▶ WHAT YOU NEED TO DO: Return each line of the listing below, unchanged, and omit the images.

▶ RECORDED DATA:
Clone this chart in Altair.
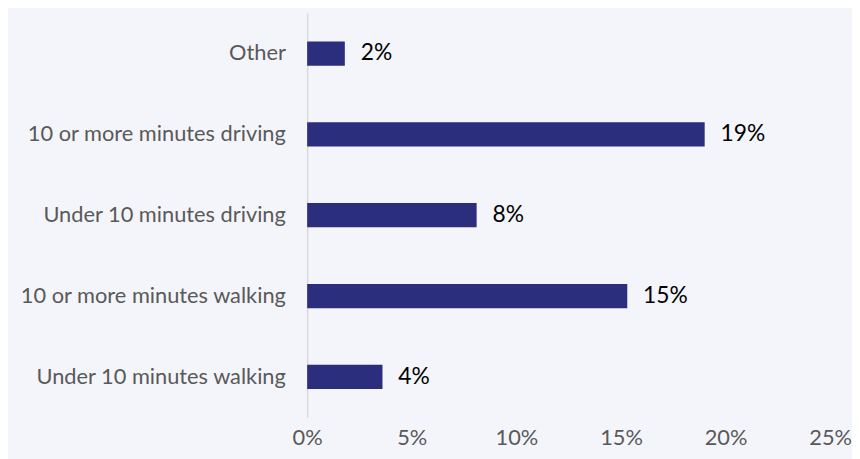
import altair as alt
import pandas as pd

categories = [
    "Other",
    "10 or more minutes driving",
    "Under 10 minutes driving",
    "10 or more minutes walking",
    "Under 10 minutes walking",
]
values = [1.8, 19.0, 8.1, 15.3, 3.6]
labels = ["2%", "19%", "8%", "15%", "4%"]
x_ticks = [0, 5, 10, 15, 20, 25]

df = pd.DataFrame({"cat": categories, "val": values, "lab": labels})

FONT = "Lato"

y_enc = alt.Y(
    "cat:N",
    sort=categories,
    title=None,
    scale=alt.Scale(paddingInner=0.7, paddingOuter=0.35),
    axis=alt.Axis(
        ticks=False,
        domain=True,
        domainColor="#d9d9d9",
        domainWidth=1.5,
        labelFont=FONT,
        labelFontSize=22,
        labelColor="#595959",
        labelPadding=22,
        labelLimit=400,
    ),
)
x_enc = alt.X(
    "val:Q",
    title=None,
    scale=alt.Scale(domain=[0, 25], nice=False),
    axis=alt.Axis(
        values=x_ticks,
        labelExpr="datum.value + '%'",
        grid=False,
        ticks=False,
        domain=False,
        labelFont=FONT,
        labelFontSize=22,
        labelColor="#595959",
        labelPadding=11,
        labelFlush=False,
    ),
)

bars = alt.Chart(df).mark_bar(color="#2a2e7c").encode(x=x_enc, y=y_enc)
text = alt.Chart(df).mark_text(
    align="left", baseline="middle", dx=16, font=FONT, fontSize=23, color="#000000"
).encode(x="val:Q", y=alt.Y("cat:N", sort=categories), text="lab:N")

chart = (
    alt.layer(bars, text)
    .properties(
        width=528,
        height=408,
        background="#f4f5fa",
        padding={"left": 302, "top": 3, "right": 22, "bottom": 40},
        autosize=alt.AutoSizeParams(type="none"),
    )
    .configure_view(stroke=None)
)

chart.save("out.html", embed_options={"renderer": "svg", "actions": False})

▶ RESULT OF THE EXERCISE:
Clone this chart in Altair.
import altair as alt
import pandas as pd

categories = [
    "Other",
    "10 or more minutes driving",
    "Under 10 minutes driving",
    "10 or more minutes walking",
    "Under 10 minutes walking",
]
values = [1.8, 19.0, 8.1, 15.3, 3.6]
labels = ["2%", "19%", "8%", "15%", "4%"]
x_ticks = [0, 5, 10, 15, 20, 25]

df = pd.DataFrame({"cat": categories, "val": values, "lab": labels})

FONT = "Lato"

y_enc = alt.Y(
    "cat:N",
    sort=categories,
    title=None,
    scale=alt.Scale(paddingInner=0.7, paddingOuter=0.35),
    axis=alt.Axis(
        ticks=False,
        domain=True,
        domainColor="#d9d9d9",
        domainWidth=1.5,
        labelFont=FONT,
        labelFontSize=22,
        labelColor="#595959",
        labelPadding=22,
        labelLimit=400,
    ),
)
x_enc = alt.X(
    "val:Q",
    title=None,
    scale=alt.Scale(domain=[0, 25], nice=False),
    axis=alt.Axis(
        values=x_ticks,
        labelExpr="datum.value + '%'",
        grid=False,
        ticks=False,
        domain=False,
        labelFont=FONT,
        labelFontSize=22,
        labelColor="#595959",
        labelPadding=11,
        labelFlush=False,
    ),
)

bars = alt.Chart(df).mark_bar(color="#2a2e7c").encode(x=x_enc, y=y_enc)
text = alt.Chart(df).mark_text(
    align="left", baseline="middle", dx=16, font=FONT, fontSize=23, color="#000000"
).encode(x="val:Q", y=alt.Y("cat:N", sort=categories), text="lab:N")

chart = (
    alt.layer(bars, text)
    .properties(
        width=528,
        height=408,
        background="#f4f5fa",
        padding={"left": 302, "top": 3, "right": 22, "bottom": 40},
        autosize=alt.AutoSizeParams(type="none"),
    )
    .configure_view(stroke=None)
)

chart.save("out.html", embed_options={"renderer": "svg", "actions": False})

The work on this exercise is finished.